C Ansi Memory allocation closures

Question

I have this stuff:

compiled with gcc a.c -o a

// a.c
int main() {
    int a;   
    if (1) { 
        int b;
    }
    b = 2;
}   

In console I will have the follow error:

a.c:7:4: error: ‘b’ undeclared (first use in this function)
a.c:7:4: note: each undeclared identifier is reported only once for each function it appears in

All variables in C Ansi declared inside conditions will be closured to that scope?

Answer 1

Certainly it has to throw an error.

The { and } braces are used to define a block which gives the block a new scope. And hence all the things defined or created inside a scope cannot be accessed outside that scope.

But you can access the members of the outer scope in a block if that block encloses some other blocks.

i.e

int main()
{
 int a;
 {
   int b;
    {
      int c;
      b = c;  // `b` is accessible in this innermost scope.
      a = c;  // `a` is also accessible.
    }
   // b = c;  `c` is not accessible in this scope as it is not visible to the 2nd block
   b = a;  // `a` is visible in this scope because the outermost block encloses the 2nd block.
 }
// a = b; outermost block doesn't know about the definition of `b`. 
// a = c; obviously it is not accessible.
return 0;
}

And, since {} are used in if's ,for,while,do-while and switch constructs they define a new scope for each of them when used.

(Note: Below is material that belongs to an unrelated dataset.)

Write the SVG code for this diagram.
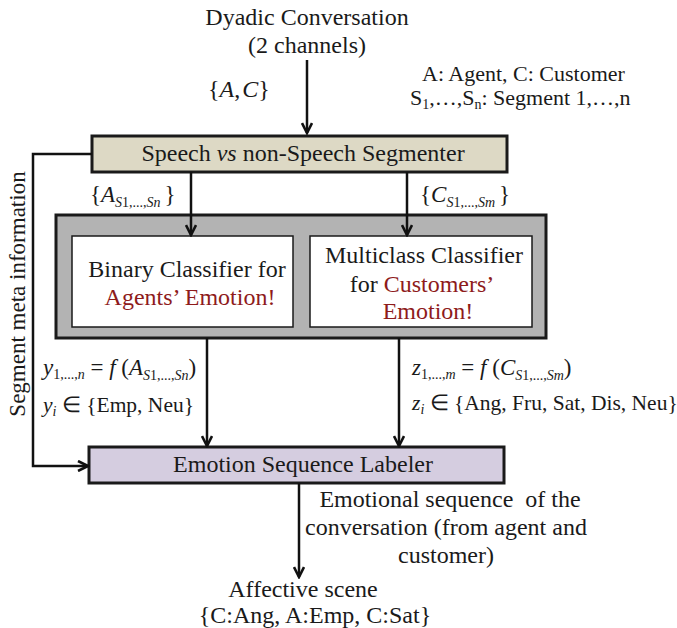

This is one good mechanism in which you can limit the visibility of data members in C where the definition/declaration of variables is only allowed at the start of a block before any executable statement is encountered.

Answer 2

b is local to the scope of that conditional. In order to use it, you will need to declare it before the loop. The most logical place would be right with a at the top of the function.